Maker Chen Liang (陳亮) has built a "mirrorless camera for makers," and it's considerably more compact than anything you'd find in an off-the-shelf package — powered by a LILYGO T-Display S3 Pro microcontroller.
"The full name of [the] mirrorless camera is 'mirrorless interchangeable-lens camera,'" Liang explains by way of introduction to the project. "Previously, [an] interchangeable-lens camera is [a] DSLR (Digital Single-Lens Reflex) camera. Start from digital camera, the optical viewfinder can be replaced by a digital viewfinder or live view screen.

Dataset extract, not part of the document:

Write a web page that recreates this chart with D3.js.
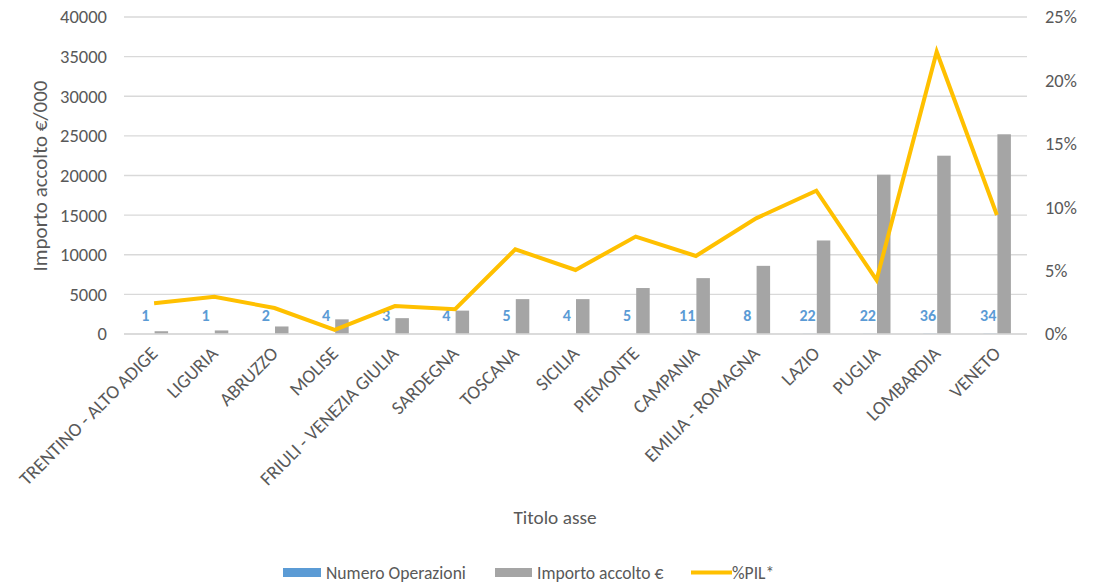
<!DOCTYPE html>
<html><head><meta charset="utf-8">
<script src="https://cdn.jsdelivr.net/npm/d3@7"></script>
<style>
body{margin:0;background:#fff;}
svg text{font-family:Carlito,Calibri,Lato,"Open Sans",sans-serif;}
</style></head>
<body>
<svg id="c" width="1100" height="584"></svg>
<script>
const categories = ["TRENTINO - ALTO ADIGE","LIGURIA","ABRUZZO","MOLISE","FRIULI - VENEZIA GIULIA","SARDEGNA","TOSCANA","SICILIA","PIEMONTE","CAMPANIA","EMILIA - ROMAGNA","LAZIO","PUGLIA","LOMBARDIA","VENETO"];
const numeroOperazioni = [1,1,2,4,3,4,5,4,5,11,8,22,22,36,34];
const importoAccolto = [350,450,950,1850,2000,2950,4400,4400,5800,7050,8600,11800,20100,22500,25200];
const pil = [2.42,2.94,2.05,0.32,2.2,1.95,6.68,5.05,7.68,6.15,9.12,11.3,4.26,22.26,9.38];
const leftTicks = [0,5000,10000,15000,20000,25000,30000,35000,40000];
const rightTicks = [0,5,10,15,20,25];

const svg = d3.select("#c");
const L=124, R=1027, T=17, B=334;
const x = d3.scaleBand().domain(categories).range([L,R]).paddingInner(0).paddingOuter(0);
const y = d3.scaleLinear().domain([0,40000]).range([B,T]);
const y2 = d3.scaleLinear().domain([0,25]).range([B,T]);
const barW = 13.5;
const grey="#595959";

// gridlines
svg.append("g").selectAll("line").data(leftTicks).join("line")
  .attr("x1",L).attr("x2",R).attr("y1",d=>y(d)).attr("y2",d=>y(d))
  .attr("stroke","#d9d9d9").attr("stroke-width",1.3);

// left axis
const ax = svg.append("g").attr("transform",`translate(${L},0)`)
  .call(d3.axisLeft(y).tickValues(leftTicks).tickSize(0).tickPadding(17).tickFormat(d3.format("d")));
ax.select(".domain").remove();
ax.selectAll("text").attr("fill",grey).attr("font-size",18.5);

// right axis
const ax2 = svg.append("g").attr("transform",`translate(${R},0)`)
  .call(d3.axisRight(y2).tickValues(rightTicks).tickSize(0).tickPadding(18).tickFormat(d=>d+"%"));
ax2.select(".domain").remove();
ax2.selectAll("text").attr("fill",grey).attr("font-size",18.4);

// blue bars (tiny)
svg.append("g").selectAll("rect").data(numeroOperazioni).join("rect")
  .attr("x",(d,i)=>x(categories[i])+x.bandwidth()/2-barW)
  .attr("width",barW)
  .attr("y",d=>y(d)).attr("height",d=>y(0)-y(d))
  .attr("fill","#5b9bd5");

// grey bars
svg.append("g").selectAll("rect").data(importoAccolto).join("rect")
  .attr("x",(d,i)=>x(categories[i])+x.bandwidth()/2+0.5)
  .attr("width",barW)
  .attr("y",d=>y(d)).attr("height",d=>y(0)-y(d))
  .attr("fill","#a5a5a5");

// labels
svg.append("g").selectAll("text").data(numeroOperazioni).join("text")
  .attr("x",(d,i)=>x(categories[i])+x.bandwidth()/2-barW/2-2)
  .attr("y",d=>y(d)-13)
  .attr("text-anchor","middle")
  .attr("font-size",16).attr("font-weight","bold").attr("fill","#5b9bd5")
  .text(d=>d);

// axis baseline
svg.append("line").attr("x1",L).attr("x2",R).attr("y1",B).attr("y2",B)
  .attr("stroke","#d9d9d9").attr("stroke-width",1.3);

// line
const line = d3.line().x((d,i)=>x(categories[i])+x.bandwidth()/2).y(d=>y2(d));
svg.append("path").datum(pil).attr("d",line)
  .attr("fill","none").attr("stroke","#ffc000").attr("stroke-width",4).attr("stroke-linejoin","miter");

// x labels
svg.append("g").selectAll("text").data(categories).join("text")
  .attr("transform",d=>`translate(${x(d)+x.bandwidth()/2},${B+16}) rotate(-45)`)
  .attr("text-anchor","end").attr("dy","0.35em")
  .attr("font-size",19).attr("fill",grey)
  .text(d=>d);

// axis titles
svg.append("text").attr("transform","translate(47,176) rotate(-90)")
  .attr("text-anchor","middle").attr("font-size",21).attr("fill",grey)
  .text("Importo accolto €/000");
svg.append("text").attr("x",555).attr("y",524)
  .attr("text-anchor","middle").attr("font-size",19.3).attr("fill",grey)
  .text("Titolo asse");

// legend
const lg = svg.append("g");
lg.append("rect").attr("x",283).attr("y",568).attr("width",38).attr("height",9).attr("fill","#5b9bd5");
lg.append("text").attr("x",326).attr("y",579).attr("font-size",17.6).attr("fill",grey).text("Numero Operazioni");
lg.append("rect").attr("x",495).attr("y",568).attr("width",37).attr("height",9).attr("fill","#a5a5a5");
lg.append("text").attr("x",537).attr("y",579).attr("font-size",17.6).attr("fill",grey).text("Importo accolto €");
lg.append("line").attr("x1",691).attr("x2",732).attr("y1",572.5).attr("y2",572.5).attr("stroke","#ffc000").attr("stroke-width",4);
lg.append("text").attr("x",732).attr("y",579).attr("font-size",17.6).attr("fill",grey).text("%PIL*");
</script>
</body></html>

Then the whole optical design are simplified and the mirror of DSLR also be eliminated, so the new design interchangeable-lens camera is called [a] mirrorless camera."
Rather than buying an off-the-shelf commercial camera, though, Liang opted to jump into the mirrorless world with something a little more pocket-friendly. The heart of the project is the LILYGO T-Display S3 Pro, a compact smartphone-like development board with a 2.33" color touchscreen display behind which is an Espressif ESP32-S3R8 dual-core microcontroller.
To this, Liang has added the builder's choice of an Omnivision OV2640. OV3660, or OV5640 camera sensor — or any other with a compatible interface and an M12 mount, which provides the interchangeable-lens part of the camera's definition. A 3D-printed replacement for the T-Display's housing provides both somewhere the mount the camera and its lens and a tripod mount point — "[I] highly recommend us[ing the] tripod for the stabilities of manual focus," Liang writes. "Any tiny camera tripod should be OK."
A demonstration program captures photos when the button connected to general-purpose input/output (GPIO) Pin 12 is pressed, storing it to a microSD card. The result is a truly tiny camera which offers surprisingly high-quality captures — though Liang has suggested a range of possible improvements, including modifying the software to offer focusing aids and adding Wi-Fi-based remote control, GPS-based location tagging, or even onboard machine learning models for speech-driven capture, face-targeting auto-focus, and facial recognition.
The full project is documented on Instructables, with links to the parts used and the camera source code.